The weapon to which he was referring is a ballistic missile known as the Rodong-1 (or "Worker"), capable of carrying both conventional and nuclear warheads. From the east coast of North Korea to the west coast of Japan is considerably less than 1,000 km (625 miles).

Mr Ikeda declined to reveal the origin of the "reports" but a similar one appeared last week in the Sankei Shimbun, the most anti-ommunist of Japan's daily newspapers. If true, they would not be a great surprise: the Institute of International Strategic Studies in London predicted last October that the Rodong-1 would be deployed in late 1996 or early 1997. Why then highlight the rumours now?

The fact is that, in the last few weeks, Tokyo's moderate diplomacy has changed dramatically.

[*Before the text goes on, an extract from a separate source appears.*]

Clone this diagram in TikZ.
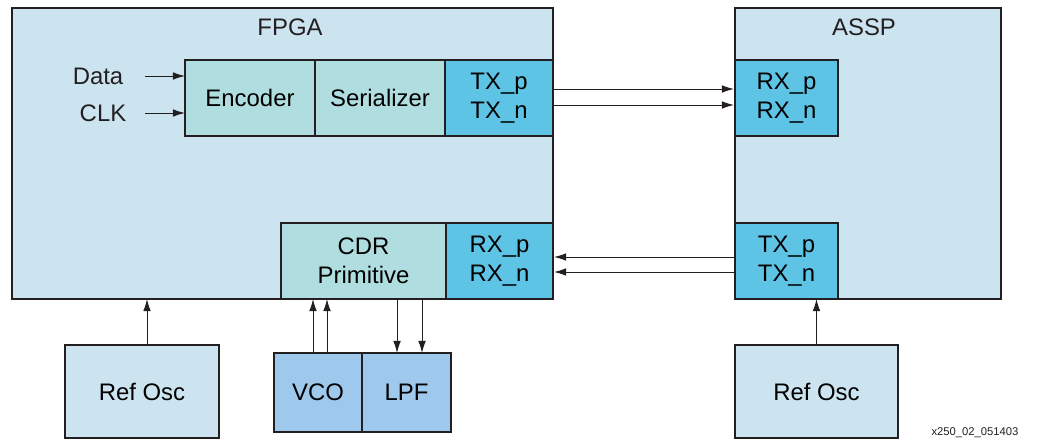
\documentclass[tikz,border=0pt]{standalone}
\usepackage{fontspec}
\setmainfont{Liberation Sans}
\usetikzlibrary{arrows.meta, calc, positioning}
\definecolor{chipbg}{HTML}{CCE4F0}
\definecolor{blkbg}{HTML}{B0DEE0}
\definecolor{portbg}{HTML}{5EC4E6}
\definecolor{pllbg}{HTML}{9EC8EC}
\definecolor{ink}{HTML}{231F20}
\tikzset{
  chip/.style  ={draw=ink, fill=chipbg, line width=1.4pt, inner sep=0pt, outer sep=0pt},
  blk/.style   ={draw=ink, fill=blkbg, line width=1.4pt, minimum height=1.9cm, inner sep=0pt, outer sep=0pt, align=center, font=\fontsize{17}{21}\selectfont},
  port/.style  ={blk, fill=portbg},
  pll/.style   ={blk, fill=pllbg, minimum height=1.975cm},
  osc/.style   ={blk, fill=chipbg, minimum height=2.325cm},
  sig/.style   ={-{Latex[length=3mm,width=1.9mm]}, draw=ink, line width=0.7pt},
  ttl/.style   ={font=\fontsize{17}{21}\selectfont, text=ink, inner sep=0pt},
  tag/.style   ={font=\fontsize{8}{9}\selectfont, text=ink, inner sep=0pt},
}
\begin{document}
\begin{tikzpicture}[x=0.025cm,y=-0.025cm]
  \useasboundingbox (0,0) rectangle (1042,440);
  % chips
  \node[chip, minimum width=13.525cm, minimum height=7.275cm] (fpga) at (282.5,153.5) {};
  \node[chip, minimum width=6.65cm, minimum height=7.275cm] (assp) at (868,153.5) {};
  \node[ttl] (fpgat) at (290,27) {FPGA};
  \node[ttl] (asspt) at (864,27) {ASSP};

  % transmit path
  \node[blk, minimum width=3.25cm] (enc) at (250,98) {Encoder};
  \node[blk, minimum width=3.25cm, right=0pt of enc] (ser) {Serializer};
  \node[port, minimum width=2.7cm, right=0pt of ser] (tx) {TX\_p\\TX\_n};
  \node[port, minimum width=2.575cm] (arx) at (786.5,98) {RX\_p\\RX\_n};

  % receive path
  \node[blk, minimum width=4.125cm] (cdr) at (363.5,261) {CDR\\Primitive};
  \node[port, minimum width=2.675cm, right=0pt of cdr] (rx) {RX\_p\\RX\_n};
  \node[port, minimum width=2.575cm] (atx) at (786.5,261) {TX\_p\\TX\_n};

  % oscillators, VCO, LPF
  \node[osc, minimum width=3.85cm] (refl) at (142,391.5) {Ref Osc};
  \node[osc, minimum width=4.075cm] (refr) at (816.5,391.5) {Ref Osc};
  \node[pll, minimum width=2.2cm] (vco) at (318,392.5) {VCO};
  \node[pll, minimum width=2.225cm, right=0pt of vco] (lpf) {LPF};

  % inputs
  \node[ttl] (data) at (98,76) {Data};
  \node[ttl] (clk) at (103,113) {CLK};
  \coordinate (datas) at (145,76);
  \coordinate (clks) at (145,113);
  \draw[sig] (datas) -- (datas -| enc.west);
  \draw[sig] (clks) -- (clks -| enc.west);

  % serial links
  \draw[sig] ($(tx.east)+(0,-9)$) -- ($(arx.west)+(-1,-9)$);
  \draw[sig] ($(tx.east)+(0,7)$) -- ($(arx.west)+(-1,7)$);
  \draw[sig] ($(atx.west)+(0,-4)$) -- ($(rx.east)+(1,-4)$);
  \draw[sig] ($(atx.west)+(0,11)$) -- ($(rx.east)+(1,11)$);

  % clocks
  \draw[sig] ($(refl.north)+(5,0)$) coordinate (rl) -- (rl |- fpga.south);
  \draw[sig] (refr.north) -- (refr.north |- assp.south);
  \draw[sig] ($(vco.north)+(-5,0)$) coordinate (v1) -- (v1 |- cdr.south);
  \draw[sig] ($(vco.north)+(9,0)$) coordinate (v2) -- (v2 |- cdr.south);
  \draw[sig] ($(lpf.north)+(-9.5,0)$) coordinate (l1) ++(0,-54) -- (l1);
  \draw[sig] ($(lpf.north)+(15.5,0)$) coordinate (l2) ++(0,-54) -- (l2);

  \node[tag] (fig) at (975,433) {x250\_02\_051403};
\end{tikzpicture}
\end{document}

On the question of North Korea, Japan has been transformed from a cautious follower of the consensus, whose main concern was to avoid offending either South Korea or the United States, to the most hawkish of the countries directly concerned with the peninsula's fate.

The new policy has become most obvious in Japan's attitude towards food aid for North Korea. After two years of floods, the government in Pyongyang cannot feed its own people. After the first crop failure in 1995, Japan was one of the first to offer food. But now, in response to predictions of imminent famine, while the South has promised $6m (pounds 3.75m) of rice and the United States $10m, Japan is refusing to consider further aid.

The official reason is a story in itself. Earlier this year, information received from a North Korean defector appeared to confirm what was suspected for years: that spies from Pyongyang during the Seventies kidnapped more than a dozen Japanese, including a girl of 13, to serve as teachers of Japanese to trainee spies.

Others look for the answer in the realignment of conservative forces between the governing Liberal Democrats and the opposition New Frontier Party. But the most likely explanation lies far to the south in Okinawa, where 29,000 US servicemen are stationed. Since a young girl was gang raped by three US servicemen in 1995, Tokyo has come under intense pressure from Okinawans to send the Americans home. In persuading its own people to accept the continuing American presence, a missile-lobbing, childnapping near-neighbour is rather a useful tool - it is surely this which lies behind Japan's new hawkishness.